Navigating Student Loans: Strategies for Managing DebtJul 05, 2023
Pursuing higher education often comes with the need for student loans. While loans can enable students to access educational opportunities, they can also lead to significant debt burdens. Navigating student loans requires careful planning and effective management strategies. In this article, we will explore strategies for managing student loan debt, understanding repayment options, and making informed financial decisions.
Understanding Student Loans
Student loans are financial obligations that students take on to fund their education. They can come from federal government programs or private lenders. It's important to understand the terms and conditions of your loans, including interest rates, repayment schedules, and eligibility criteria.
- Federal Student Loans: These loans are provided by the government and offer borrower-friendly terms such as fixed interest rates, income-driven repayment plans, and loan forgiveness options. Federal loans should be explored first due to their borrower protections and potential benefits.
- Private Student Loans: Private loans are offered by banks, credit unions, and other financial institutions. They usually have higher interest rates and fewer borrower protections compared to federal loans. Private loans may be necessary to bridge the gap between federal aid and the total cost of education.
Understanding the available repayment options can help borrowers effectively manage their student loan debt. Here are some common repayment plans:
- Standard Repayment Plan: This is the default repayment option, where borrowers make fixed monthly payments over a specific term (typically 10 years). This plan results in higher monthly payments but minimizes the overall interest paid.
- Income-Driven Repayment Plans: These plans set monthly payments based on the borrower's income and family size. Examples include Income-Based Repayment (IBR), Pay As You Earn (PAYE), and Revised Pay As You Earn (REPAYE). Income-driven plans provide flexibility for borrowers with lower incomes but may extend the repayment period and result in higher overall interest payments.
- Loan Forgiveness Programs: Certain professions, such as public service or teaching, may qualify for loan forgiveness programs. The Public Service Loan Forgiveness (PSLF) program, for example, forgives remaining loan balances after 120 qualifying payments while working for a qualified employer.
Strategies for Managing Student Loan Debt
Managing student loan debt requires proactive planning and financial discipline. Here are some strategies to consider:
- Create a Budget: Develop a budget that includes your student loan payments and other necessary expenses. Track your spending, prioritize essential items, and find areas where you can cut costs to allocate more funds towards debt repayment.
- Explore Refinancing Options: If you have private student loans with high-interest rates, refinancing may be an option to secure a lower interest rate and potentially reduce your monthly payments. However, refinancing federal loans should be approached with caution, as it may result in the loss of federal borrower protections.

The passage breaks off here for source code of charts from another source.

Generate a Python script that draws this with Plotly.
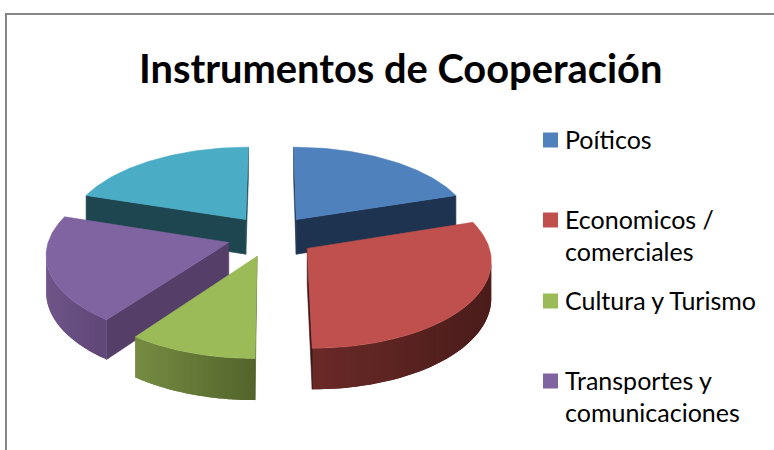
import numpy as np
import plotly.graph_objects as go

# values (fifth slice has no visible legend entry, it falls off the page)
categories = ["Poíticos", "Economicos /<br>comerciales", "Cultura y Turismo", "Transportes y<br>comunicaciones", ""]
values = [2, 3, 1, 2, 2]
top_colors = ["#4f81bd", "#c0504d", "#9bbb59", "#8064a2", "#4bacc6"]
wall_colors = ["#1d3350", "#3f1716", "#4e5f2b", "#553e68", "#1e4650"]
rim_left = ["#34567f", "#6a2a28", "#768c42", "#6f5589", "#317080"]
rim_right = ["#34567f", "#4a1c1a", "#53652c", "#5f4777", "#317080"]

title = "Instrumentos de Cooperación"
legend_rows = [140, 220, 301, 381]

# tilted pie projection, in page pixels
CX, CY = 271, 236
RADIUS, EXPLODE = 179, 44
SQUASH, PERSPECTIVE, DEPTH = 0.473, 1 / 1500, 35.5


def project(x, y, drop=0.0):
    s = 1 / (1 + PERSPECTIVE * y)
    return CX + x * s, CY - SQUASH * y * s + drop * s


def mix(c1, c2, t):
    a = [int(c1[i:i + 2], 16) for i in (1, 3, 5)]
    b = [int(c2[i:i + 2], 16) for i in (1, 3, 5)]
    return "rgb(%d,%d,%d)" % tuple(round(p + (q - p) * t) for p, q in zip(a, b))


def patch(fig, xs, ys, color, edge=True):
    line = dict(color=color, width=0.6) if edge else dict(width=0)
    fig.add_trace(go.Scatter(x=xs, y=ys, mode="lines" if edge else "none", fill="toself", fillcolor=color,
                             line=line, hoverinfo="skip", showlegend=False))


def draw_slice(fig, start, end, i):
    mid = np.radians((start + end) / 2)
    ox, oy = EXPLODE * np.sin(mid), EXPLODE * np.cos(mid)
    ang = np.radians(np.linspace(start, end, 61))
    wx = np.r_[ox, ox + RADIUS * np.sin(ang)]
    wy = np.r_[oy, oy + RADIUS * np.cos(ang)]
    px, py = project(wx, wy)
    bx, by = project(wx, wy, DEPTH)

    # a side shows when its edge runs leftwards on screen, going clockwise round the slice
    n = len(px)
    rim_span = max(px[1:].max() - px[1:].min(), 1)
    for a in range(1, n - 1):
        if px[a + 1] >= px[a]:
            continue
        # each band runs over the start of the next one, so no seam shows between them
        idx = list(range(a, min(a + 3, n)))
        t = (px[a] - px[1:].min()) / rim_span
        patch(fig, np.r_[px[idx], bx[idx[::-1]], px[a]], np.r_[py[idx], by[idx[::-1]], py[a]],
              mix(rim_left[i], rim_right[i], t), edge=False)
    for a, b in ((0, 1), (n - 1, 0)):
        if px[b] < px[a]:
            patch(fig, [px[a], px[b], bx[b], bx[a], px[a]], [py[a], py[b], by[b], by[a], py[a]], wall_colors[i])

    patch(fig, np.r_[px, px[0]], np.r_[py, py[0]], top_colors[i])


fig = go.Figure()

edges = np.r_[0, np.cumsum(values)] / sum(values) * 360
# back slices first so the front ones sit over them
for i in (4, 0, 3, 2, 1):
    draw_slice(fig, edges[i], edges[i + 1], i)

# legend keys and texts
fig.add_trace(go.Scatter(x=[550.5] * len(legend_rows), y=legend_rows, mode="markers",
                         marker=dict(symbol="square", size=15, color=top_colors[:4], line=dict(width=0)),
                         hoverinfo="skip", showlegend=False))
for row, name in zip(legend_rows, categories):
    for k, line in enumerate(name.split("<br>")):
        fig.add_annotation(x=563, y=row - 1 + k * 32, text=line, showarrow=False, xanchor="left", yanchor="middle",
                           font=dict(family="Lato", size=25, color="#000000"))

fig.add_annotation(x=400.5, y=67, text="<b>" + title + "</b>", showarrow=False, xanchor="center", yanchor="middle",
                   font=dict(family="Lato", size=39.8, color="#000000"))

# chart frame, runs off the page on the right and at the bottom
fig.add_shape(type="path", path="M 6 460 L 6 14 L 790 14", line=dict(color="#868686", width=2), layer="below")

fig.update_xaxes(range=[0, 774], visible=False, fixedrange=True)
fig.update_yaxes(range=[450, 0], visible=False, fixedrange=True)
fig.update_layout(width=774, height=450, margin=dict(l=0, r=0, t=0, b=0),
                  paper_bgcolor="white", plot_bgcolor="white", showlegend=False)

fig.write_html("out.html", config=dict(displayModeBar=False), post_script="document.body.style.margin='0';")
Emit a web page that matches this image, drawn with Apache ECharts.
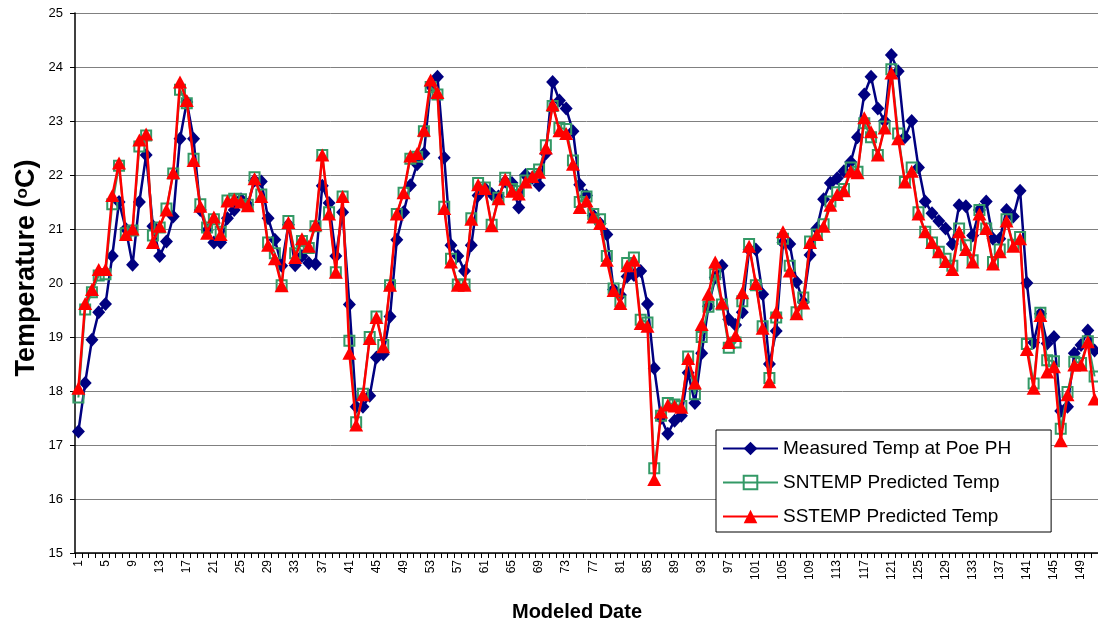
<!DOCTYPE html>
<html>
<head>
<meta charset="utf-8">
<script src="https://cdn.jsdelivr.net/npm/echarts@6/dist/echarts.min.js"></script>
<style>
  html, body { margin: 0; padding: 0; background: #fff; }
  #chart { width: 1098px; height: 625px; }
</style>
</head>
<body>
<div id="chart"></div>
<script>
// Modeled dates 1..151
const days = [];
for (let d = 1; d <= 151; d++) days.push(String(d));

// Measured water temperature at Poe PH (°C)
const measuredTemp = [
  17.25, 18.15, 18.95, 19.46, 19.61, 20.50, 21.50, 21.00, 20.34, 21.50,
  22.37, 21.05, 20.50, 20.77, 21.23, 22.67, 23.35, 22.67, 21.35, 20.97,
  20.75, 20.75, 21.20, 21.35, 21.55, 21.45, 21.90, 21.88, 21.20, 20.80,
  20.32, 21.08, 20.33, 20.50, 20.37, 20.35, 21.80, 21.48, 20.50, 21.31,
  19.60, 17.71, 17.71, 17.91, 18.62, 18.68, 19.38, 20.80, 21.31, 21.81,
  22.20, 22.40, 23.65, 23.82, 22.32, 20.70, 20.50, 20.22, 20.70, 21.62,
  21.75, 21.65, 21.60, 21.88, 21.85, 21.40, 22.00, 21.95, 21.81, 22.40,
  23.72, 23.38, 23.23, 22.81, 21.82, 21.62, 21.25, 21.10, 20.90, 19.88,
  19.78, 20.12, 20.15, 20.22, 19.61, 18.42, 17.50, 17.21, 17.45, 17.54,
  18.34, 17.78, 18.70, 19.57, 20.10, 20.32, 19.33, 19.22, 19.46, 20.62,
  20.62, 19.79, 18.50, 19.11, 20.75, 20.72, 20.02, 19.65, 20.52, 21.01,
  21.55, 21.85, 21.94, 22.07, 22.24, 22.70, 23.49, 23.82, 23.23, 23.00,
  24.22, 23.92, 22.70, 23.00, 22.14, 21.51, 21.29, 21.15, 21.01, 20.72,
  21.44, 21.42, 20.88, 21.35, 21.51, 20.82, 20.82, 21.35, 21.23, 21.71,
  20.00, 18.90, 19.43, 18.88, 19.00, 17.63, 17.71, 18.70, 18.85, 19.12,
  18.75
];

// SNTEMP model prediction (°C)
const sntempTemp = [
  17.88, 19.51, 19.83, 20.14, 20.16, 21.46, 22.17, 20.92, 20.97, 22.53,
  22.73, 20.88, 21.03, 21.38, 22.03, 23.58, 23.33, 22.30, 21.46, 21.03,
  21.18, 20.95, 21.53, 21.56, 21.55, 21.45, 21.96, 21.64, 20.75, 20.55,
  19.96, 21.15, 20.55, 20.78, 20.65, 21.05, 22.37, 21.31, 20.20, 21.60,
  18.93, 17.42, 17.95, 19.00, 19.38, 18.85, 19.96, 21.28, 21.67, 22.30,
  22.34, 22.81, 23.63, 23.49, 21.41, 20.45, 19.97, 19.97, 21.20, 21.85,
  21.77, 21.08, 21.58, 21.95, 21.74, 21.70, 21.90, 22.02, 22.10, 22.55,
  23.28, 22.87, 22.85, 22.27, 21.50, 21.60, 21.28, 21.18, 20.50, 19.90,
  19.66, 20.37, 20.47, 19.32, 19.27, 16.57, 17.54, 17.78, 17.75, 17.72,
  18.64, 17.94, 19.00, 19.56, 20.16, 19.60, 18.80, 18.90, 19.66, 20.72,
  19.96, 19.20, 18.24, 19.36, 20.82, 20.32, 19.46, 19.73, 20.77, 20.90,
  21.09, 21.51, 21.68, 21.74, 22.14, 22.06, 22.96, 22.70, 22.37, 22.90,
  23.96, 22.77, 21.87, 22.14, 21.31, 20.95, 20.75, 20.58, 20.45, 20.32,
  21.01, 20.70, 20.42, 21.35, 21.01, 20.39, 20.62, 21.18, 20.71, 20.85,
  18.87, 18.14, 19.45, 18.57, 18.55, 17.30, 17.98, 18.54, 18.52, 18.92,
  18.27
];

// SSTEMP model prediction (°C)
const sstempTemp = [
  18.05, 19.62, 19.88, 20.25, 20.25, 21.62, 22.22, 20.90, 21.00, 22.65,
  22.76, 20.75, 21.05, 21.35, 22.04, 23.72, 23.38, 22.27, 21.42, 20.92,
  21.22, 20.90, 21.52, 21.55, 21.50, 21.43, 21.93, 21.60, 20.70, 20.45,
  19.95, 21.12, 20.47, 20.82, 20.68, 21.08, 22.37, 21.28, 20.20, 21.60,
  18.70, 17.37, 17.93, 18.97, 19.36, 18.82, 19.96, 21.28, 21.67, 22.35,
  22.40, 22.83, 23.76, 23.53, 21.38, 20.39, 19.96, 19.96, 21.18, 21.82,
  21.75, 21.06, 21.56, 21.92, 21.70, 21.65, 21.87, 21.97, 22.05, 22.50,
  23.30, 22.82, 22.77, 22.20, 21.40, 21.52, 21.22, 21.10, 20.42, 19.86,
  19.62, 20.32, 20.42, 19.25, 19.20, 16.36, 17.61, 17.74, 17.72, 17.70,
  18.60, 18.15, 19.23, 19.79, 20.39, 19.63, 18.90, 19.03, 19.82, 20.68,
  19.99, 19.16, 18.17, 19.46, 20.95, 20.22, 19.43, 19.63, 20.75, 20.90,
  21.05, 21.44, 21.64, 21.71, 22.07, 22.04, 23.06, 22.80, 22.37, 22.87,
  23.89, 22.67, 21.87, 22.07, 21.28, 20.95, 20.75, 20.58, 20.40, 20.25,
  20.95, 20.62, 20.39, 21.28, 21.01, 20.35, 20.58, 21.15, 20.68, 20.82,
  18.77, 18.05, 19.40, 18.35, 18.45, 17.08, 17.93, 18.48, 18.48, 18.91,
  17.85
];

const seriesNames = [
  'Measured Temp at Poe PH',
  'SNTEMP Predicted Temp',
  'SSTEMP Predicted Temp'
];

const FONT = "'Liberation Sans', Arial, sans-serif";

const chart = echarts.init(document.getElementById('chart'), null, { renderer: 'canvas' });

chart.setOption({
  animation: false,
  backgroundColor: '#ffffff',
  grid: { left: 75, right: -2, top: 13, bottom: 72, containLabel: false },
  xAxis: {
    type: 'category',
    data: days,
    boundaryGap: true,
    axisLine: { lineStyle: { color: '#000', width: 1.5 } },
    axisTick: { show: true, interval: 0, length: 5, lineStyle: { color: '#000', width: 1 } },
    axisLabel: {
      interval: 3, rotate: 90, margin: 7,
      fontSize: 12, fontFamily: FONT, color: '#000'
    },
    splitLine: { show: false }
  },
  yAxis: {
    type: 'value',
    min: 15, max: 25, interval: 1,
    axisLine: { show: true, lineStyle: { color: '#000', width: 1.5 } },
    axisTick: { show: true, length: 5, lineStyle: { color: '#000' } },
    axisLabel: { margin: 12, fontSize: 13, fontFamily: FONT, color: '#000' },
    splitLine: { show: true, lineStyle: { color: '#808080', width: 1 } }
  },
  legend: {
    orient: 'vertical',
    left: 716, top: 430,
    data: seriesNames,
    itemWidth: 55, itemHeight: 17, itemGap: 15,
    padding: [9, 40, 6, 6],
    backgroundColor: '#fff',
    borderColor: '#000', borderWidth: 1,
    textStyle: { fontSize: 19, fontFamily: FONT, color: '#000' }
  },
  graphic: [
    {
      type: 'text',
      x: 27, y: 268,
      rotation: Math.PI / 2,
      style: {
        text: 'Temperature ({sup|o}C)',
        font: "bold 27px 'Liberation Sans', Arial, sans-serif",
        fill: '#000',
        align: 'center', verticalAlign: 'middle',
        rich: {
          sup: { fontSize: 17, fontWeight: 'bold', fontFamily: FONT, verticalAlign: 'top', fill: '#000' }
        }
      }
    },
    {
      type: 'text',
      x: 577, y: 612,
      style: {
        text: 'Modeled Date',
        font: "bold 20px 'Liberation Sans', Arial, sans-serif",
        fill: '#000',
        align: 'center', verticalAlign: 'middle'
      }
    }
  ],
  series: [
    {
      name: seriesNames[0], type: 'line', data: measuredTemp,
      showAllSymbol: true,
      symbol: 'diamond', symbolSize: [13, 14],
      lineStyle: { color: '#000080', width: 2.5 },
      itemStyle: { color: '#000080' },
      z: 2
    },
    {
      name: seriesNames[1], type: 'line', data: sntempTemp,
      showAllSymbol: true,
      symbol: 'rect', symbolSize: 10,
      lineStyle: { color: '#339966', width: 2 },
      itemStyle: { color: 'rgba(255,255,255,0)', borderColor: '#339966', borderWidth: 2 },
      z: 3
    },
    {
      name: seriesNames[2], type: 'line', data: sstempTemp,
      showAllSymbol: true,
      symbol: 'triangle', symbolSize: [14, 13],
      lineStyle: { color: '#ff0000', width: 2.5 },
      itemStyle: { color: '#ff0000' },
      z: 4
    }
  ]
});
</script>
</body>
</html>
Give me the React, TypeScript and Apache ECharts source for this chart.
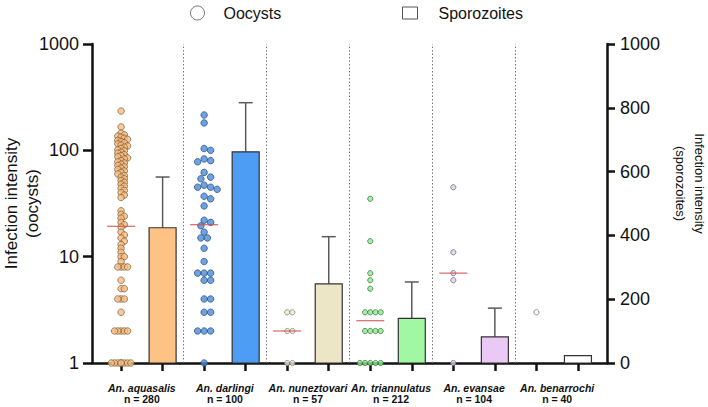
import React, { useEffect, useRef } from "react";
import * as echarts from "echarts";

// ---- Data ----
const species = ["An. aquasalis", "An. darlingi", "An. nuneztovari", "An. triannulatus", "An. evansae", "An. benarrochi"];
const sampleSizes = [280, 100, 57, 212, 104, 40];

const oocystsAquasalis = [234, 166, 145, 140, 136, 133, 130, 127, 124, 121, 118, 115, 112, 110, 107, 104, 101, 99, 96, 94, 91, 89, 87, 85, 83, 80, 78, 76, 74, 72, 70, 68, 66, 64, 62, 60, 58, 56, 54, 52, 50, 48, 46, 44, 42, 40, 38, 36, 27, 25, 24, 23, 21, 20, 19, 17, 16, 15, 14, 13, 12, 11, 10, 10, 9, 8, 8, 8, 8, 6, 5, 5, 4, 4, 4, 3, 2, 2, 2, 2, 2, 0, 0, 0, 0, 0, 0, 0, 0];
const oocystsDarlingi = [215, 181, 104, 100, 83, 80, 78, 62, 56, 54, 47, 45, 45, 43, 37, 35, 30, 22, 21, 19.5, 17, 15, 15, 12, 9, 7, 7, 7, 6, 6, 4, 4, 3, 3, 2, 2, 2, 0];
const oocystsNuneztovari = [3, 3, 2, 2, 0, 0];
const oocystsTriannulatus = [35, 14, 7, 6, 5, 3, 3, 3, 3, 2, 2, 2, 2, 0, 0, 0, 0, 0];
const oocystsEvansae = [45, 11, 7, 6, 0];
const oocystsBenarrochi = [3];
const oocystGroups = [oocystsAquasalis, oocystsDarlingi, oocystsNuneztovari, oocystsTriannulatus, oocystsEvansae, oocystsBenarrochi];

const oocystMedians = [19.3, 20, 2, 2.5, 7, null];
const sporozoiteMeans = [424, 662, 248, 140, 82, 23];
const sporozoiteUpper = [583, 816, 396, 254, 172, null];

const leftTicks = [1, 10, 100, 1000];
const rightTicks = [0, 200, 400, 600, 800, 1000];

// ---- Styles ----
const FONT = "Liberation Sans, Arial, sans-serif";
const pointFill = ["#F7BD80", "#4A8BDA", "#EFEAD6", "#8EEA8E", "#E4CFEC", "#FFFFFF"];
const pointBorder = ["#7A5A38", "#24457A", "#7A7A6A", "#2E6E32", "#6A587A", "#666666"];
const pointSize = [6.5, 6.5, 5.2, 5.2, 5.2, 5.2];
const swarmOverlap = [0.5, 0.98, 0.98, 0.98, 0.98, 0.98];
const swarmHalf = [10, 14, 14, 14, 14, 14];
const barFill = ["#FFC285", "#4D9DF5", "#EDE6C6", "#A2F7A2", "#EAC9F4", "#FFFFFF"];

const X_PX = 41.5; // px per x unit (approx, used only for swarm spacing)
const Y_PX = 106; // px per decade (approx, used only for swarm spacing)

function swarmOffsets(values: number[], diam: number, overlap: number, maxHalf: number): number[] {
  const idx = values.map((v, i) => i).sort((a, b) => values[b] - values[a]);
  const placed: { x: number; y: number }[] = [];
  const res: number[] = new Array(values.length).fill(0);
  const step = diam / 2;
  const thr = diam * overlap;
  for (const i of idx) {
    const y = Math.log10(Math.max(values[i], 1)) * Y_PX;
    let best = 0;
    let bestScore = -1;
    const cands: number[] = [0];
    for (let k = 1; k * step <= maxHalf + 0.01; k++) {
      cands.push(k * step, -k * step);
    }
    for (const c of cands) {
      let minD = Infinity;
      for (const p of placed) {
        const d = Math.hypot(p.x - c, p.y - y);
        if (d < minD) minD = d;
      }
      if (minD >= thr) {
        best = c;
        bestScore = Infinity;
        break;
      }
      if (minD > bestScore + 0.01) {
        bestScore = minD;
        best = c;
      }
    }
    placed.push({ x: best, y });
    res[i] = best;
  }
  return res;
}

export default function App() {
  const ref = useRef<HTMLDivElement>(null);
  useEffect(() => {
    if (!ref.current) return;
    const chart = echarts.init(ref.current, null, { renderer: "svg" });

    const scatterData: any[] = [];
    oocystGroups.forEach((vals, g) => {
      const center = 2 * g + 1;
      const offs = swarmOffsets(vals, pointSize[g], swarmOverlap[g], swarmHalf[g]);
      vals.forEach((v, i) => {
        scatterData.push({
          value: [center + offs[i] / X_PX, Math.max(v, 1)],
          symbolSize: pointSize[g],
          itemStyle: { color: pointFill[g], borderColor: pointBorder[g], borderWidth: 0.9 },
        });
      });
    });

    const medianData: any[] = [];
    oocystMedians.forEach((m, g) => {
      if (m != null) medianData.push([2 * g + 1, m]);
    });

    const barData = sporozoiteMeans.map((v, g) => [2 * g + 2, v, g]);
    const errData: any[] = [];
    sporozoiteUpper.forEach((u, g) => {
      if (u != null) errData.push([2 * g + 2, sporozoiteMeans[g], u]);
    });

    const tickPositions = species.flatMap((_, g) => [2 * g + 1, 2 * g + 2]);
    const labelPositions = species.map((_, g) => 2 * g + 1.5);
    const dividers = species.slice(1).map((_, g) => ({ xAxis: 2 * g + 2.5 }));

    const axisLineStyle = { color: "#111", width: 2.5 };

    const option: any = {
      animation: false,
      textStyle: { fontFamily: FONT },
      legend: [
        {
          data: [{ name: "Oocysts", icon: "circle", itemStyle: { color: "#fff", borderColor: "#555", borderWidth: 1 } }],
          left: 185,
          top: 0,
          itemWidth: 14,
          itemHeight: 14,
          selectedMode: false,
          textStyle: { fontSize: 16, color: "#111", fontFamily: FONT, padding: [0, 0, 0, 14] },
        },
        {
          data: [{ name: "Sporozoites", icon: "rect", itemStyle: { color: "#fff", borderColor: "#555", borderWidth: 1 } }],
          left: 397,
          top: 0,
          itemWidth: 15,
          itemHeight: 12,
          selectedMode: false,
          textStyle: { fontSize: 16, color: "#111", fontFamily: FONT, padding: [0, 0, 0, 16] },
        },
      ],
      grid: { left: 92, right: 101, top: 44, bottom: 44, containLabel: false, outerBoundsMode: "none" },
      xAxis: {
        type: "value",
        min: 0.3,
        max: 12.7,
        splitLine: { show: false },
        axisLine: { onZero: false, lineStyle: axisLineStyle },
        axisTick: { customValues: tickPositions, length: 8, lineStyle: axisLineStyle },
        axisLabel: {
          customValues: labelPositions,
          margin: 19,
          formatter: (val: number) => {
            const g = Math.round((val - 1.5) / 2);
            return "{a|" + species[g] + "}\n{b|n = " + sampleSizes[g] + "}";
          },
          rich: {
            a: { fontFamily: FONT, fontStyle: "italic", fontWeight: "bold", fontSize: 10.5, lineHeight: 11.5, color: "#111" },
            b: { fontFamily: FONT, fontWeight: "bold", fontSize: 10.5, lineHeight: 11.5, color: "#111" },
          },
        },
      },
      yAxis: [
        {
          type: "log",
          logBase: 10,
          min: leftTicks[0],
          max: leftTicks[leftTicks.length - 1],
          position: "left",
          splitLine: { show: false },
          axisLine: { show: true, lineStyle: axisLineStyle },
          axisTick: { show: true, length: 9, lineStyle: axisLineStyle },
          axisLabel: { fontSize: 18, color: "#111", margin: 13, fontFamily: FONT, formatter: (v: number) => String(Math.round(v)) },
          name: "Infection intensity\n(oocysts)",
          nameLocation: "middle",
          nameRotate: 90,
          nameGap: 49,
          nameMoveOverlap: false,
          nameTextStyle: { fontSize: 17, color: "#111", fontFamily: FONT, lineHeight: 21 },
        },
        {
          type: "value",
          min: rightTicks[0],
          max: rightTicks[rightTicks.length - 1],
          interval: 200,
          position: "right",
          splitLine: { show: false },
          axisLine: { show: true, lineStyle: axisLineStyle },
          axisTick: { show: true, length: 8, lineStyle: axisLineStyle },
          axisLabel: { fontSize: 18, color: "#111", margin: 13, fontFamily: FONT, formatter: (v: number) => String(Math.round(v)) },
          name: "Infection intensity\n(sporozoites)",
          nameLocation: "middle",
          nameRotate: -90,
          nameGap: 61,
          nameTextStyle: { fontSize: 13, color: "#111", fontFamily: FONT, lineHeight: 19, padding: [0, 40, 0, 0] },
        },
      ],
      series: [
        {
          name: "Sporozoites",
          type: "custom",
          yAxisIndex: 1,
          z: 2,
          data: barData,
          encode: { x: 0, y: 1 },
          renderItem: (params: any, api: any) => {
            const x = api.value(0);
            const v = api.value(1);
            const g = api.value(2);
            const p0 = api.coord([x, 0]);
            const p1 = api.coord([x, v]);
            const w = 27;
            return {
              type: "rect",
              shape: { x: p0[0] - w / 2, y: p1[1], width: w, height: p0[1] - p1[1] },
              style: { fill: barFill[g], stroke: "#333", lineWidth: 1.2 },
            };
          },
        },
        {
          name: "errors",
          type: "custom",
          yAxisIndex: 1,
          z: 1,
          data: errData,
          encode: { x: 0, y: [1, 2] },
          renderItem: (params: any, api: any) => {
            const x = api.value(0);
            const pm = api.coord([x, api.value(1)]);
            const pu = api.coord([x, api.value(2)]);
            const cap = 7;
            const st = { stroke: "#5a5a5a", lineWidth: 1.5 };
            return {
              type: "group",
              children: [
                { type: "line", shape: { x1: pm[0], y1: pm[1], x2: pu[0], y2: pu[1] }, style: st },
                { type: "line", shape: { x1: pu[0] - cap, y1: pu[1], x2: pu[0] + cap, y2: pu[1] }, style: st },
              ],
            };
          },
        },
        {
          name: "Oocysts",
          type: "scatter",
          yAxisIndex: 0,
          z: 3,
          clip: false,
          symbol: "circle",
          data: scatterData,
          markLine: {
            silent: true,
            symbol: ["none", "none"],
            label: { show: false },
            lineStyle: { type: [1.5, 2], color: "#777", width: 1 },
            data: dividers,
          },
        },
        {
          name: "median",
          type: "scatter",
          yAxisIndex: 0,
          z: 4,
          symbol: "rect",
          symbolSize: [28, 1.3],
          itemStyle: { color: "#D0504E" },
          data: medianData,
        },
      ],
    };
    chart.setOption(option);
    return () => chart.dispose();
  }, []);
  return <div ref={ref} style={{ width: 708, height: 407, position: "absolute", left: 0, top: 0, background: "#fff" }} />;
}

- Make Extra Payments: Whenever possible, make extra payments towards your student loans. Even small additional payments can help reduce the principal balance and save on interest over time.
- Take Advantage of Employer Benefits: Some employers offer student loan repayment assistance as part of their benefits package. Explore whether your employer provides such programs and take advantage of any support they offer.
- Stay Informed: Keep yourself updated on changes in student loan policies, repayment options, and loan forgiveness programs. This information can help you make informed decisions and take advantage of any opportunities that arise.
Can I consolidate my student loans?
Yes, consolidation allows you to combine multiple loans into a single loan with a single monthly payment. However, federal loan consolidation may result in the loss of certain borrower benefits, so evaluate the pros and cons before consolidating.
Can I change my repayment plan?
Yes, federal student loans generally offer options to change repayment plans. Contact your loan servicer or visit the official student loan websites for information on available options and eligibility criteria.
What should I do if I can't afford my monthly payments?
If you're struggling to afford your monthly payments, explore income-driven repayment plans or contact your loan servicer to discuss temporary hardship options such as deferment or forbearance.
Are there any tax benefits related to student loans?
Depending on your income and tax filing status, you may be eligible for the student loan interest deduction. Consult a tax professional or refer to IRS guidelines for more information.
Navigating student loans and managing the associated debt requires careful planning and informed decision-making. Understand your loans, explore repayment options, and develop effective strategies to manage your student loan debt. By staying proactive and disciplined, you can take control of your financial future and work towards a debt-free future.